“And then she woke up and it was all a dream.”
Pardon the over-used line, but the most cliche and frowned upon ending to any story ever written more or less epitomizes everything I am feeling right now.
India was a month of bad sleep in hot weather and eating the same five things for every meal. I spent my days holding and caring for special needs children in an orphanage, and my nights picking head lice out of my team mates hair while fantasizing about Christmas in America. The land of cold weather, Christmas carols, scented candles, pumpkin pie, and coziness were just out of sight of the hot, smelly, bug-filled place we were in. But just for the record…I loved it.
Less than a week after leaving my ministry site in India, everything changed.
Final debrief was a whirlwind of rickshaw rides, impromptu dance parties, nostalgic conversations with best friends, delicious Indian food, and a complete inability to comprehend that it was really the end. But after one last night of hilarious superlatives, an E squad slide show, an incredible meal, and releasing floating lanterns off into the Indian night sky, it was really all over.

When our flight touched down at JFK after 18 total hours of flying, E squad erupted in cheers, clapping, and singing of any song mentioning America…much to the alarm of the other Emirates passengers, who probably thought we had never been on an airplane in our lives and were cheering for a successful landing. I literally had to fight tears when the US immigrations officer handed me my worn passport with a smile and a “Welcome home!”

And then my world and life immediately did a 180 from everything I had known for 11 months.
I spent 5 days in New York city with my mother and sister, and already began to feel like I wasn’t sure if the World Race had really happened at all.
The glitz, glamour, and extravagance of New York at Christimas time…Times Square, the Rockettes, window displays on 5th avenue, the Rockefeller tree, the Met, the MoMA, and hurrying Americans…were more or less the exact opposite of everything I had experienced on the Race.
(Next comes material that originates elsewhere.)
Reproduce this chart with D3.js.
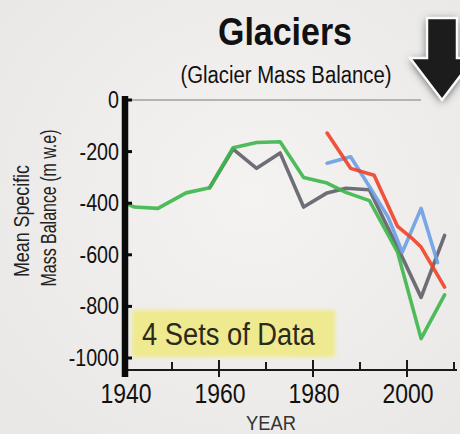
<!DOCTYPE html>
<html><head><meta charset="utf-8">
<script src="https://cdn.jsdelivr.net/npm/d3@7"></script>
<style>html,body{margin:0;padding:0;background:#eeedeb;}svg{display:block;}</style>
</head><body>
<svg id="chart" width="460" height="434"></svg>
<script>
// ---- data ----
const greenYears = [1940,1942,1947,1953,1958,1963,1968,1973,1978,1983,1987,1992,1998,2003,2008];
const greenVals  = [-400,-415,-420,-360,-340,-185,-165,-162,-300,-322,-358,-390,-590,-925,-755];
const grayYears  = [1958,1963,1968,1973,1978,1983,1987,1992,1999,2003,2008];
const grayVals   = [-340,-190,-265,-205,-415,-360,-342,-348,-610,-765,-525];
const blueYears  = [1983,1988,1992,1996,1999,2003,2006.5];
const blueVals   = [-245,-220,-335,-455,-590,-420,-630];
const redYears   = [1983,1988,1993,1998,2001,2003,2005,2008];
const redVals    = [-128,-265,-292,-490,-535,-570,-632,-725];
const yTicks = [0,-200,-400,-600,-800,-1000];
const xMajor = [1940,1960,1980,2000];
const xMinor = [1950,1970,1990,2010];

const svg = d3.select("#chart");
const W = 460, H = 434;
const font = "'Liberation Sans Narrow','Arial Narrow','Liberation Sans',Arial,sans-serif";
// approximate narrow width of a string (Arial metrics * 0.82)
const cw = {"-":0.333,"0":0.556,"1":0.556,"2":0.556,"4":0.556,"6":0.556,"8":0.556,"9":0.556};
const narrowW = (s, size) => String(s).split("").reduce((a,c)=>a+(cw[c]||0.556),0)*0.82*size;

// background
const defs = svg.append("defs");
const rg = defs.append("radialGradient").attr("id","bg").attr("cx","55%").attr("cy","45%").attr("r","70%");
rg.append("stop").attr("offset","0%").attr("stop-color","#f4f3f2");
rg.append("stop").attr("offset","100%").attr("stop-color","#e9e8e6");
svg.append("rect").attr("width",W).attr("height",H).attr("fill","url(#bg)");
const sh = defs.append("filter").attr("id","shadow").attr("x","-50%").attr("y","-50%").attr("width","200%").attr("height","200%");
sh.append("feGaussianBlur").attr("stdDeviation",4);
const yb = defs.append("filter").attr("id","soft").attr("x","-10%").attr("y","-30%").attr("width","120%").attr("height","160%");
yb.append("feGaussianBlur").attr("stdDeviation",2);

// scales
const x = d3.scaleLinear().domain([1940,2010]).range([125,454]);
const y = d3.scaleLinear().domain([0,-1000]).range([100,358]);
const axisY = 370;

// zero reference line
svg.append("line").attr("x1",x(1941)).attr("x2",x(2003)).attr("y1",y(0)).attr("y2",y(0))
  .attr("stroke","#b4b4b4").attr("stroke-width",2);

// titles
svg.append("text").attr("x",285).attr("y",45).attr("text-anchor","middle")
  .attr("font-family",font).attr("font-weight","bold").attr("font-size",38)
  .attr("textLength",134).attr("lengthAdjust","spacingAndGlyphs").attr("fill","#111").text("Glaciers");
svg.append("text").attr("x",286).attr("y",83).attr("text-anchor","middle")
  .attr("font-family",font).attr("font-size",23)
  .attr("textLength",211).attr("lengthAdjust","spacingAndGlyphs").attr("fill","#111").text("(Glacier Mass Balance)");

// arrow
const arrowPath = "M427,18 L457,18 L457,58 L474,58 L442,100 L410,58 L427,58 Z";
svg.append("path").attr("d",arrowPath).attr("fill","#555").attr("filter","url(#shadow)").attr("transform","translate(0,2)");
svg.append("path").attr("d",arrowPath).attr("fill","#1c1c1c").attr("stroke","#fafafa").attr("stroke-width",2.5);

// yellow label box
svg.append("rect").attr("x",132).attr("y",310).attr("width",203).attr("height",47)
  .attr("fill","#efe98f").attr("filter","url(#soft)");
svg.append("text").attr("x",142).attr("y",345)
  .attr("font-family",font).attr("font-size",31)
  .attr("textLength",173).attr("lengthAdjust","spacingAndGlyphs").attr("fill","#2b2a1c").text("4 Sets of Data");

// series lines
const line = d3.line().x(d=>x(d[0])).y(d=>y(d[1])).curve(d3.curveLinear);
const series = [
  {yrs: grayYears, vals: grayVals, color: "#5f5f69"},
  {yrs: greenYears, vals: greenVals, color: "#3db64b"},
  {yrs: blueYears, vals: blueVals, color: "#6c9ee4"},
  {yrs: redYears, vals: redVals, color: "#ef4127"}
];
series.forEach(s => {
  svg.append("path").datum(s.yrs.map((t,i)=>[t,s.vals[i]]))
    .attr("d",line).attr("fill","none").attr("stroke",s.color)
    .attr("stroke-width",3.6).attr("stroke-linejoin","round").attr("stroke-linecap","round")
    .attr("opacity",0.9);
});

// x axis
const xg = svg.append("g").attr("transform",`translate(0,${axisY})`);
xg.append("line").attr("x1",x(1940)).attr("x2",x(2010)+3).attr("stroke","#1a1a1a").attr("stroke-width",2.2);
xg.selectAll("line.maj").data(xMajor).join("line").attr("class","maj")
  .attr("x1",d=>x(d)).attr("x2",d=>x(d)).attr("y1",-10).attr("y2",7).attr("stroke","#1a1a1a").attr("stroke-width",2);
xg.selectAll("line.min").data(xMinor).join("line").attr("class","min")
  .attr("x1",d=>x(d)).attr("x2",d=>x(d)).attr("y1",-8).attr("y2",0).attr("stroke","#1a1a1a").attr("stroke-width",2);
xg.selectAll("text").data(xMajor).join("text")
  .attr("x",d=>x(d)+1).attr("y",33).attr("text-anchor","middle")
  .attr("font-family",font).attr("font-size",27).attr("fill","#111")
  .attr("textLength",d=>narrowW(d,28)).attr("lengthAdjust","spacingAndGlyphs").text(d=>d);

// y axis (thick)
svg.append("line").attr("x1",x(1940)).attr("x2",x(1940)).attr("y1",y(0)-4).attr("y2",axisY+7)
  .attr("stroke","#0a0a0a").attr("stroke-width",6.5);
const yg = svg.append("g");
yg.selectAll("line").data(yTicks).join("line")
  .attr("x1",x(1940)).attr("x2",x(1940)+7).attr("y1",d=>y(d)).attr("y2",d=>y(d))
  .attr("stroke","#0a0a0a").attr("stroke-width",3);
yg.selectAll("text").data(yTicks).join("text")
  .attr("x",119).attr("y",d=>y(d)+8).attr("text-anchor","end")
  .attr("font-family",font).attr("font-size",23).attr("fill","#111")
  .attr("textLength",d=>narrowW(d,24)).attr("lengthAdjust","spacingAndGlyphs").text(d=>d);

// y label
svg.append("text").attr("transform","translate(29,221) rotate(-90)").attr("text-anchor","middle")
  .attr("font-family",font).attr("font-size",22).attr("fill","#222")
  .attr("textLength",112).attr("lengthAdjust","spacingAndGlyphs").text("Mean Specific");
svg.append("text").attr("transform","translate(56,208) rotate(-90)").attr("text-anchor","middle")
  .attr("font-family",font).attr("font-size",22).attr("fill","#222")
  .attr("textLength",157).attr("lengthAdjust","spacingAndGlyphs").text("Mass Balance (m w.e)");

// x label
svg.append("text").attr("x",271).attr("y",430).attr("text-anchor","middle")
  .attr("font-family",font).attr("font-size",20).attr("fill","#333")
  .attr("textLength",50).attr("lengthAdjust","spacingAndGlyphs").text("YEAR");
</script>
</body></html>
We had been warned of the possibility of having a mental breakdown on the cereal aisle of the grocery store, or having a panic attack in the middle of a place like Times Square, but I felt too much like I was watching someone else live my life to have any strong emotional reaction at all. The funny thing is, with the exception of pointing out the American flag with renewed pride every single time I saw it, I felt like my mom, sister, and I were just taking a little Christmas trip to NYC and otherwise my life was no different than it had been before the Race.

It doesn’t help that I have heard from a few people now that I am “no different” than before the Race. Fortunately, they mean it as a compliment, even though we all wanted to be thought of as different after the Race.
I am pretty sure that my friends and family expected me to arrive home as a smelly, worm-infested, socially inept, street-preaching, floor-length-denim-skirt-wearing, out of touch, Holy-Spirit-screaming mess of a human being that they had to keep on a leash or else risk the involvement of the public health department, or possibly local law enforcement (luckily for me, I have employees of each within the family to keep me under control). Hopefully this “no different” thing they keep saying is to indicate that I don’t fit any…or at least most…of that criteria.
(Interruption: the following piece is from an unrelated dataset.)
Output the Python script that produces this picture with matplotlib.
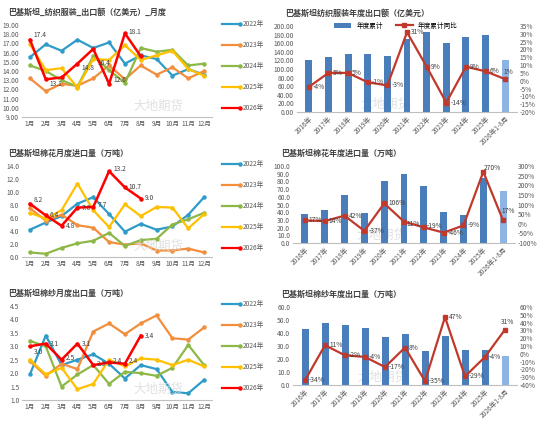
import matplotlib.pyplot as plt
import numpy as np

plt.rcParams['font.family'] = ['Noto Sans CJK SC', 'DejaVu Sans']

months = ['1月', '2月', '3月', '4月', '5月', '6月', '7月', '8月', '9月', '10月', '11月', '12月']
years = ['2016年', '2017年', '2018年', '2019年', '2020年', '2021年', '2022年', '2023年', '2024年', '2025年', '2026年1-8月']
series_names = ['2022年', '2023年', '2024年', '2025年', '2026年']
series_colors = ['#2E9BC8', '#F28E3C', '#8DB847', '#FFC000', '#FF0000']

# 纺织服装出口额 月度
apparel_2022 = [15.5, 16.9, 16.2, 17.4, 16.5, 17.1, 14.8, 15.7, 15.3, 13.5, 14.2, 13.6]
apparel_2023 = [13.2, 11.8, 12.6, 12.4, 13.2, 14.6, 13.1, 14.6, 13.6, 14.4, 13.2, 14.0]
apparel_2024 = [14.6, 14.0, 13.0, 12.3, 15.6, 14.1, 12.7, 16.5, 16.1, 16.3, 14.6, 14.8]
apparel_2025 = [16.9, 14.1, 14.3, 12.2, 15.3, 15.2, 16.8, 15.2, 15.7, 16.2, 14.2, 13.5]
apparel_2026 = [17.4, 13.1, 13.3, 14.8, 16.4, 12.6, 18.1, 15.6]

# 纺织服装 年度
apparel_annual = [122, 128, 135, 134, 130, 169, 185, 160, 174, 179, 120]
apparel_yoy = [-4, 5, 5, -1, -3, 31, 9, -14, 9, 6, 1]

# 棉花进口 月度
cotton_2022 = [4.2, 5.3, 6.3, 8.2, 9.2, 6.6, 3.9, 5.1, 4.2, 4.7, 6.5, 9.2]
cotton_2023 = [7.5, 5.6, 6.5, 4.9, 4.5, 2.3, 1.9, 2.1, 1.0, 1.0, 1.3, 0.7]
cotton_2024 = [0.7, 0.5, 1.4, 2.1, 2.5, 3.7, 1.7, 2.6, 2.8, 5.0, 5.8, 6.8]
cotton_2025 = [6.8, 5.9, 7.2, 11.3, 7.2, 4.6, 8.1, 6.3, 7.7, 7.6, 4.4, 6.6]
cotton_2026 = [8.2, 6.4, 4.8, 7.6, 7.7, 13.2, 10.7, 9.0]

cotton_annual = [38, 43, 62, 39, 81, 90, 74, 40, 36, 84, 67]
cotton_yoy = [17, 14, 42, -37, 106, 11, -19, -46, -9, 270, 17]

# 棉纱出口 月度
yarn_2022 = [1.95, 3.4, 2.3, 2.5, 2.7, 2.35, 1.8, 2.3, 2.15, 1.3, 1.25, 1.75]
yarn_2023 = [2.45, 1.9, 2.35, 2.15, 3.55, 3.85, 3.45, 3.85, 4.15, 3.3, 3.25, 3.7]
yarn_2024 = [3.2, 3.0, 1.5, 1.95, 2.3, 1.6, 2.05, 2.0, 1.9, 2.2, 3.05, 2.3]
yarn_2025 = [2.5, 1.95, 2.2, 1.4, 1.6, 2.5, 2.25, 2.55, 2.5, 2.3, 2.5, 2.25]
yarn_2026 = [3.0, 3.1, 2.5, 3.1, 2.3, 2.4, 2.35, 3.4]

yarn_annual = [43, 48, 46, 44, 37, 39, 26, 38, 27, 27, 22]
yarn_yoy = [-34, 11, -2, -4, -17, 8, -35, 47, -29, -4, 31]

W, H = 550, 424
fig = plt.figure(figsize=(5.5, 4.24), dpi=100)
FS = 4.8


def rect(x0, y0, x1, y1):
    return [x0 / W, 1 - y1 / H, (x1 - x0) / W, (y1 - y0) / H]


def style(ax):
    for s in ['top', 'right', 'left']:
        ax.spines[s].set_visible(False)
    ax.spines['bottom'].set_color('#BFBFBF')
    ax.tick_params(labelsize=FS, length=0, colors='#595959', pad=2)


def put_title(ax, x, y, title):
    ax.text(x / W, 1 - y / H, title, transform=fig.transFigure, fontsize=5.8,
            color='#404040', va='center', ha='left', clip_on=False, fontweight='bold')


def monthly(box, title, data, ylim, step, fmt, leg_y, labels):
    ax = fig.add_axes(rect(*box))
    x = np.arange(12)
    lines = []
    for vals, c in zip(data, series_colors):
        ln, = ax.plot(x[:len(vals)], vals, color=c, lw=1.6 if c != '#FF0000' else 1.8,
                      marker='o', ms=2.2)
        lines.append(ln)
    for i, v in enumerate(data[4]):
        if i in labels:
            ax.text(i + 0.25, v + labels[i], f'{v:.1f}', fontsize=FS, color='#404040', va='center')
    ax.set_xlim(-0.5, 11.5)
    ax.set_ylim(*ylim)
    ax.set_yticks(np.arange(ylim[0], ylim[1] + 1e-6, step))
    ax.yaxis.set_major_formatter(plt.FormatStrFormatter(fmt))
    ax.set_xticks(x, months)
    style(ax)
    put_title(ax, box[0] - 14, box[1] - 13, title)
    for k, (ln, name) in enumerate(zip(lines, series_names)):
        yy = 1 - (leg_y + 21 * k) / H
        fig.add_artist(plt.Line2D([222 / W, 240 / W], [yy, yy], color=ln.get_color(), lw=1.6,
                                  marker='o', ms=2.2, markevery=[1], transform=fig.transFigure))
        fig.text(243 / W, yy, name, fontsize=FS, color='#595959', va='center')
    ax.text(0.72, 0.08, '大地期货', transform=ax.transAxes, fontsize=9, color='#D9D9D9',
            ha='center', alpha=0.8)
    return ax


def annual(box, title, bars, yoy, ylim, ystep, fmt, rlim, rstep, legend=False, offs=None):
    offs = offs or {}
    ax = fig.add_axes(rect(*box))
    x = np.arange(len(years))
    colors = ['#4A7EBB'] * (len(years) - 1) + ['#8DB4E2']
    ax.bar(x, bars, width=0.35, color=colors, label='年度累计')
    ax.set_ylim(*ylim)
    ax.set_yticks(np.arange(ylim[0], ylim[1] + 1e-6, ystep))
    ax.yaxis.set_major_formatter(plt.FormatStrFormatter(fmt))
    ax.set_xlim(-0.6, len(years) - 0.4)
    ax.set_xticks(x, years, rotation=45, ha='right', rotation_mode='anchor')
    style(ax)
    ax2 = ax.twinx()
    ax2.plot(x, yoy, color='#C0392B', lw=1.6, marker='s', ms=2.5, label='年度累计同比')
    span = rlim[1] - rlim[0]
    for i, v in enumerate(yoy):
        dx, dy = offs.get(i, (0.2, 0))
        ax2.text(i + dx, v + dy * span, f'{v}%', fontsize=FS, color='#404040', va='center')
    ax2.set_ylim(*rlim)
    ax2.set_yticks(np.arange(rlim[0], rlim[1] + 1e-6, rstep))
    ax2.yaxis.set_major_formatter(plt.FuncFormatter(lambda v, p: f'{v:.0f}%'))
    for s in ['top', 'right', 'left', 'bottom']:
        ax2.spines[s].set_visible(False)
    ax2.tick_params(labelsize=FS, length=0, colors='#595959', pad=2)
    put_title(ax, box[0] - 12, box[1] - 13, title)
    if legend:
        h1, l1 = ax.get_legend_handles_labels()
        h2, l2 = ax2.get_legend_handles_labels()
        ax.legend(h1 + h2, l1 + l2, loc='upper center', bbox_to_anchor=(0.45, 1.12), ncol=2,
                  fontsize=FS, frameon=False, handlelength=2.5)
    ax.text(0.4, 0.05, '大地期货', transform=ax.transAxes, fontsize=9, color='#D9D9D9',
            ha='center', alpha=0.8, zorder=0)


monthly((22, 25, 212, 117), '巴基斯坦_纺织服装_出口额（亿美元）_月度',
        [apparel_2022, apparel_2023, apparel_2024, apparel_2025, apparel_2026],
        (9, 19), 1, '%.2f', 24,
        {0: 0.5, 1: -0.5, 3: -0.5, 4: -1.5, 5: 0.4, 6: 0.1})
annual((297, 26, 517, 112), '巴基斯坦纺织服装年度出口额（亿美元）',
       apparel_annual, apparel_yoy, (0, 200), 20, '%.2f', (-20, 35), 5, legend=True,
       offs={10: (-0.1, 0.08)})
monthly((22, 166, 212, 257), '巴基斯坦棉花月度进口量（万吨）',
        [cotton_2022, cotton_2023, cotton_2024, cotton_2025, cotton_2026],
        (0, 14), 2, '%.1f', 164,
        {0: 0.6, 1: 0, 2: 0, 3: 0, 4: 0.3, 5: 0.3, 6: 0, 7: 0})
annual((293, 166, 515, 243), '巴基斯坦棉花年度进口量（万吨）',
       cotton_annual, cotton_yoy, (0, 100), 10, '%.1f', (-100, 300), 50,
       offs={5: (0.1, -0.03), 6: (0.15, 0.02), 10: (-0.1, 0.12), 9: (0.0, 0.05)})
monthly((22, 306, 212, 400), '巴基斯坦棉纱月度出口量（万吨）',
        [yarn_2022, yarn_2023, yarn_2024, yarn_2025, yarn_2026],
        (1.0, 4.5), 0.5, '%.1f', 304,
        {0: -0.2, 1: 0, 2: 0.05, 3: 0, 4: 0.05, 5: 0.05, 6: 0.1, 7: 0})
annual((293, 307, 517, 385), '巴基斯坦棉纱年度出口量（万吨）',
       yarn_annual, yarn_yoy, (0, 60), 10, '%.1f', (-40, 60), 10,
       offs={10: (-0.2, 0.1)})

fig.savefig('out.png', dpi=100)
But honestly, I can not even put into words how much the World Race already feels like it could be a distant dream from a few years ago. The kind of dream that people express mild interest in the next morning at breakfast, but it is kind of understood that you will move on with your life and shut up about it after that. Even if it was such a powerful dream that you swear you could taste the flavors, see the colors, know the people, and have a new perspective on life after it…it was still just a dream, and no amount of explaining it can allow other people to experience it.
Part of me wants to tell anyone who will listen anything and everything about my year, and the other part wants to tuck the whole year away in a secret little box that nobody is allowed into.
Where do you even begin when someone says to you “How was your trip?!” when they are looking for the 5 minute version? What do you even go into about the whole thing…the team drama, what it meant to be a team leader, the culture shock, the adventures, the poverty, the physical and social discomforts, the refinement, the ministry, your squad mates, the living conditions, the food…??? I know I could never do the WR justice for what is was to me, so part of me doesn’t even want to try.
I also realize that while this may have been an insane year of my life, everyone else had their own crazy life changes happening and we all have life lessons to offer each other. Nobody will ever care about my year 2012 as much as I did, and that’s ok because they had their own 2012 to be living.
And really, all that matters is that God gets the glory and I walk away ready and willing to serve in whatever the next season may hold. And after a year of changing scenery every 4 weeks, I pray that I can handle it.

Oh, and just for fun…a random collection of things I really did miss!
Drinking water out of the faucet, toilets that always flush and bathrooms that always have toilet paper, everyone speaking English, customer service, littering being illegal, drip coffee being normal, internet access everywhere, baked goods, driving my car around all alone, having my own room, hot showers (and baths!), not having various uninvited creatures in the house at all times, my dogs, my family, bathing every day, traffic laws, Target, Chic fil A, Chipotle, clean clothes and multiple outfit options, peace and quiet, alone time, fireplaces, smelling nice, good wine, scented candles…I could go on for a while here, but you get my drift.